BRIEF: Leave out the pictures and copy the remaining records exactly.

++++++++++++++++++++

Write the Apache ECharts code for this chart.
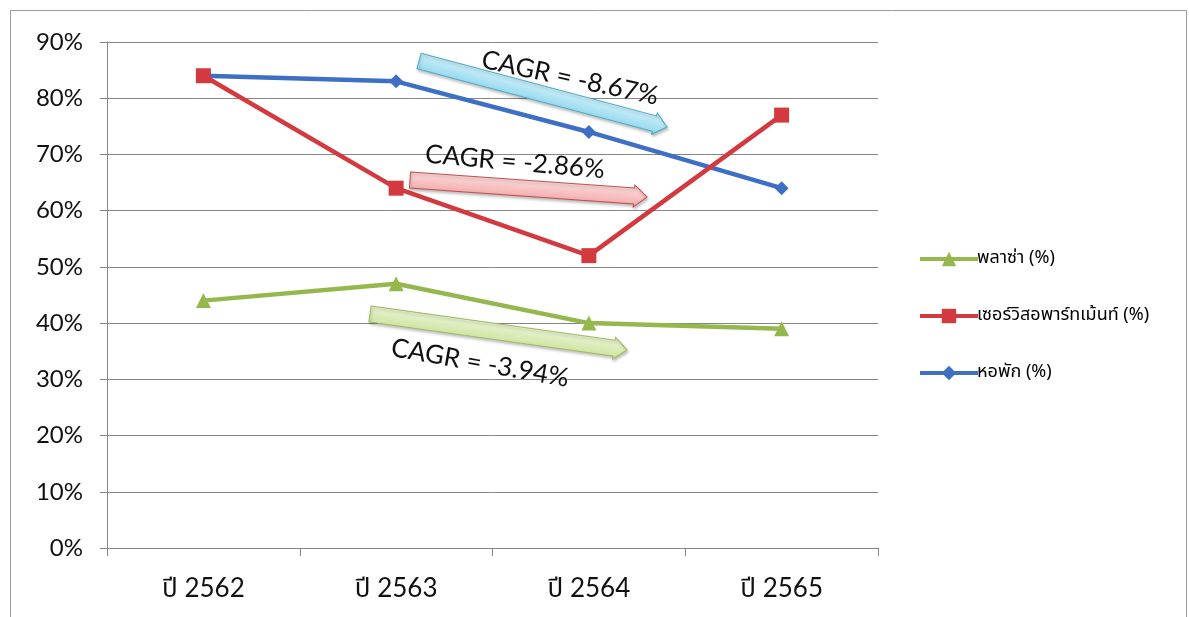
<!DOCTYPE html>
<html>
<head>
<meta charset="utf-8">
<script src="https://cdn.jsdelivr.net/npm/echarts@6/dist/echarts.min.js"></script>
<style>
  html, body { margin: 0; padding: 0; background: #ffffff; }
  #chart { width: 1189px; height: 617px; }
</style>
</head>
<body>
<div id="chart"></div>
<script>
const categories = ['ปี 2562', 'ปี 2563', 'ปี 2564', 'ปี 2565'];
const plazaValues = [44, 47, 40, 39];
const serviceValues = [84, 64, 52, 77];
const dormValues = [84, 83, 74, 64];
const seriesNames = ['พลาซ่า (%)', 'เซอร์วิสอพาร์ทเม้นท์ (%)', 'หอพัก (%)'];
const yTicks = [0, 10, 20, 30, 40, 50, 60, 70, 80, 90];
const cagrLabels = ['CAGR = -8.67%', 'CAGR = -2.86%', 'CAGR = -3.94%'];

const thaiFont = "'Noto Sans Thai', 'Noto Sans Thai UI', 'Noto Sans', 'DejaVu Sans', sans-serif";
const numFont = "Lato, 'Open Sans', sans-serif";

const chart = echarts.init(document.getElementById('chart'));

function arrow(x1, y1, x2, y2, fillA, fillB, stroke) {
  const dx = x2 - x1, dy = y2 - y1;
  const L = Math.sqrt(dx * dx + dy * dy);
  const h = 8, hw = 11, hl = 13;
  return {
    type: 'polygon',
    x: x1, y: y1,
    rotation: -Math.atan2(dy, dx),
    shape: { points: [[0, -h], [L - hl, -h], [L - hl, -hw], [L, 0], [L - hl, hw], [L - hl, h], [0, h]] },
    style: {
      fill: new echarts.graphic.LinearGradient(0, 0, 0, 1, [
        { offset: 0, color: fillA }, { offset: 1, color: fillB }
      ]),
      stroke: stroke, lineWidth: 1,
      shadowBlur: 3, shadowOffsetX: 1, shadowOffsetY: 2, shadowColor: 'rgba(0,0,0,0.25)'
    },
    z: 100
  };
}
function label(text, cx, cy, deg) {
  return {
    type: 'text',
    x: cx, y: cy,
    rotation: -deg * Math.PI / 180,
    style: { text: text, fill: '#111', font: '26px ' + numFont, align: 'center', verticalAlign: 'middle' },
    z: 101
  };
}

const option = {
  backgroundColor: '#ffffff',
  animation: false,
  grid: { left: 107, right: 311, top: 42, bottom: 69, containLabel: false },
  legend: {
    orient: 'vertical',
    left: 913, top: 245,
    itemWidth: 58, itemHeight: 18, itemGap: 39,
    data: seriesNames,
    lineStyle: { width: 4 },
    textStyle: { fontFamily: thaiFont, fontSize: 18, color: '#000', padding: [0, 0, 0, -6] }
  },
  xAxis: {
    type: 'category',
    data: categories,
    boundaryGap: true,
    axisLine: { show: true, lineStyle: { color: '#868686', width: 1 } },
    axisTick: { show: true, length: 8, lineStyle: { color: '#868686' } },
    axisLabel: { fontFamily: "Lato, " + thaiFont, fontSize: 26, color: '#111', margin: 28 },
    splitLine: { show: false }
  },
  yAxis: {
    type: 'value',
    min: 0, max: 90, interval: 10,
    axisLine: { show: true, lineStyle: { color: '#868686', width: 1 } },
    axisTick: { show: true, length: 7, lineStyle: { color: '#868686' } },
    axisLabel: { fontFamily: numFont, fontSize: 24, color: '#111', margin: 24, formatter: v => v + '%' },
    splitLine: { show: true, lineStyle: { color: '#868686', width: 1 } }
  },
  series: [
    {
      name: seriesNames[2], type: 'line', data: dormValues,
      symbol: 'diamond', symbolSize: 14,
      lineStyle: { color: '#3D6FC4', width: 4.5 },
      itemStyle: { color: '#3D6FC4' }, z: 3
    },
    {
      name: seriesNames[1], type: 'line', data: serviceValues,
      symbol: 'rect', symbolSize: 15,
      lineStyle: { color: '#D33A40', width: 4.5 },
      itemStyle: { color: '#D33A40' }, z: 4
    },
    {
      name: seriesNames[0], type: 'line', data: plazaValues,
      symbol: 'triangle', symbolSize: 15,
      lineStyle: { color: '#95B84E', width: 4.5 },
      itemStyle: { color: '#95B84E' }, z: 2
    }
  ],
  graphic: [
    { type: 'rect', shape: { x: 10.5, y: 10.5, width: 1176, height: 640 }, style: { fill: 'none', stroke: '#9a9a9a', lineWidth: 1 }, z: 0 },
    arrow(419, 61, 667, 127, '#D6F3FB', '#8DD6EE', '#4BACC6'),
    arrow(410, 180, 647, 197, '#FDE2E2', '#F2A6A6', '#C0504D'),
    arrow(370, 314, 627, 350, '#EEF6DC', '#CBE29A', '#9BBB59'),
    label(cagrLabels[0], 570, 78, 12),
    label(cagrLabels[1], 515, 162, 5),
    label(cagrLabels[2], 480, 363, 10)
  ]
};
chart.setOption(option);
</script>
</body>
</html>
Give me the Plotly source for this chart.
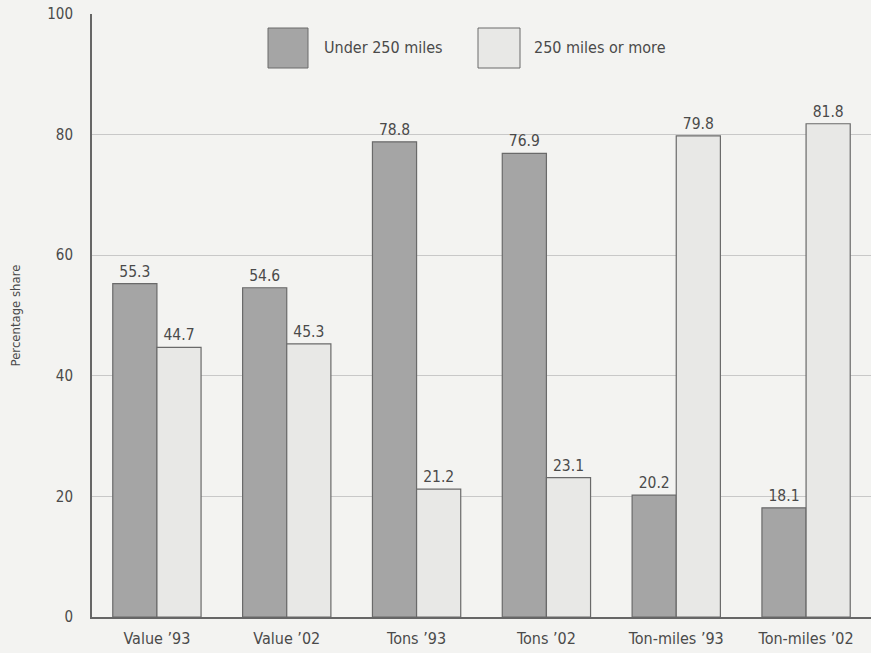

++++++++++++++++++++

THE ANSWER:
Write the Apache ECharts code for this chart.
<!DOCTYPE html>
<html>
<head>
<meta charset="utf-8">
<script src="https://cdn.jsdelivr.net/npm/echarts@6/dist/echarts.min.js"></script>
<style>
  html, body { margin: 0; padding: 0; background: #ffffff; }
  #chart { width: 1189px; height: 617px; }
</style>
</head>
<body>
<div id="chart"></div>
<script>
const categories = ['ปี 2562', 'ปี 2563', 'ปี 2564', 'ปี 2565'];
const plazaValues = [44, 47, 40, 39];
const serviceValues = [84, 64, 52, 77];
const dormValues = [84, 83, 74, 64];
const seriesNames = ['พลาซ่า (%)', 'เซอร์วิสอพาร์ทเม้นท์ (%)', 'หอพัก (%)'];
const yTicks = [0, 10, 20, 30, 40, 50, 60, 70, 80, 90];
const cagrLabels = ['CAGR = -8.67%', 'CAGR = -2.86%', 'CAGR = -3.94%'];

const thaiFont = "'Noto Sans Thai', 'Noto Sans Thai UI', 'Noto Sans', 'DejaVu Sans', sans-serif";
const numFont = "Lato, 'Open Sans', sans-serif";

const chart = echarts.init(document.getElementById('chart'));

function arrow(x1, y1, x2, y2, fillA, fillB, stroke) {
  const dx = x2 - x1, dy = y2 - y1;
  const L = Math.sqrt(dx * dx + dy * dy);
  const h = 8, hw = 11, hl = 13;
  return {
    type: 'polygon',
    x: x1, y: y1,
    rotation: -Math.atan2(dy, dx),
    shape: { points: [[0, -h], [L - hl, -h], [L - hl, -hw], [L, 0], [L - hl, hw], [L - hl, h], [0, h]] },
    style: {
      fill: new echarts.graphic.LinearGradient(0, 0, 0, 1, [
        { offset: 0, color: fillA }, { offset: 1, color: fillB }
      ]),
      stroke: stroke, lineWidth: 1,
      shadowBlur: 3, shadowOffsetX: 1, shadowOffsetY: 2, shadowColor: 'rgba(0,0,0,0.25)'
    },
    z: 100
  };
}
function label(text, cx, cy, deg) {
  return {
    type: 'text',
    x: cx, y: cy,
    rotation: -deg * Math.PI / 180,
    style: { text: text, fill: '#111', font: '26px ' + numFont, align: 'center', verticalAlign: 'middle' },
    z: 101
  };
}

const option = {
  backgroundColor: '#ffffff',
  animation: false,
  grid: { left: 107, right: 311, top: 42, bottom: 69, containLabel: false },
  legend: {
    orient: 'vertical',
    left: 913, top: 245,
    itemWidth: 58, itemHeight: 18, itemGap: 39,
    data: seriesNames,
    lineStyle: { width: 4 },
    textStyle: { fontFamily: thaiFont, fontSize: 18, color: '#000', padding: [0, 0, 0, -6] }
  },
  xAxis: {
    type: 'category',
    data: categories,
    boundaryGap: true,
    axisLine: { show: true, lineStyle: { color: '#868686', width: 1 } },
    axisTick: { show: true, length: 8, lineStyle: { color: '#868686' } },
    axisLabel: { fontFamily: "Lato, " + thaiFont, fontSize: 26, color: '#111', margin: 28 },
    splitLine: { show: false }
  },
  yAxis: {
    type: 'value',
    min: 0, max: 90, interval: 10,
    axisLine: { show: true, lineStyle: { color: '#868686', width: 1 } },
    axisTick: { show: true, length: 7, lineStyle: { color: '#868686' } },
    axisLabel: { fontFamily: numFont, fontSize: 24, color: '#111', margin: 24, formatter: v => v + '%' },
    splitLine: { show: true, lineStyle: { color: '#868686', width: 1 } }
  },
  series: [
    {
      name: seriesNames[2], type: 'line', data: dormValues,
      symbol: 'diamond', symbolSize: 14,
      lineStyle: { color: '#3D6FC4', width: 4.5 },
      itemStyle: { color: '#3D6FC4' }, z: 3
    },
    {
      name: seriesNames[1], type: 'line', data: serviceValues,
      symbol: 'rect', symbolSize: 15,
      lineStyle: { color: '#D33A40', width: 4.5 },
      itemStyle: { color: '#D33A40' }, z: 4
    },
    {
      name: seriesNames[0], type: 'line', data: plazaValues,
      symbol: 'triangle', symbolSize: 15,
      lineStyle: { color: '#95B84E', width: 4.5 },
      itemStyle: { color: '#95B84E' }, z: 2
    }
  ],
  graphic: [
    { type: 'rect', shape: { x: 10.5, y: 10.5, width: 1176, height: 640 }, style: { fill: 'none', stroke: '#9a9a9a', lineWidth: 1 }, z: 0 },
    arrow(419, 61, 667, 127, '#D6F3FB', '#8DD6EE', '#4BACC6'),
    arrow(410, 180, 647, 197, '#FDE2E2', '#F2A6A6', '#C0504D'),
    arrow(370, 314, 627, 350, '#EEF6DC', '#CBE29A', '#9BBB59'),
    label(cagrLabels[0], 570, 78, 12),
    label(cagrLabels[1], 515, 162, 5),
    label(cagrLabels[2], 480, 363, 10)
  ]
};
chart.setOption(option);
</script>
</body>
</html>
Give me the Plotly source for this chart.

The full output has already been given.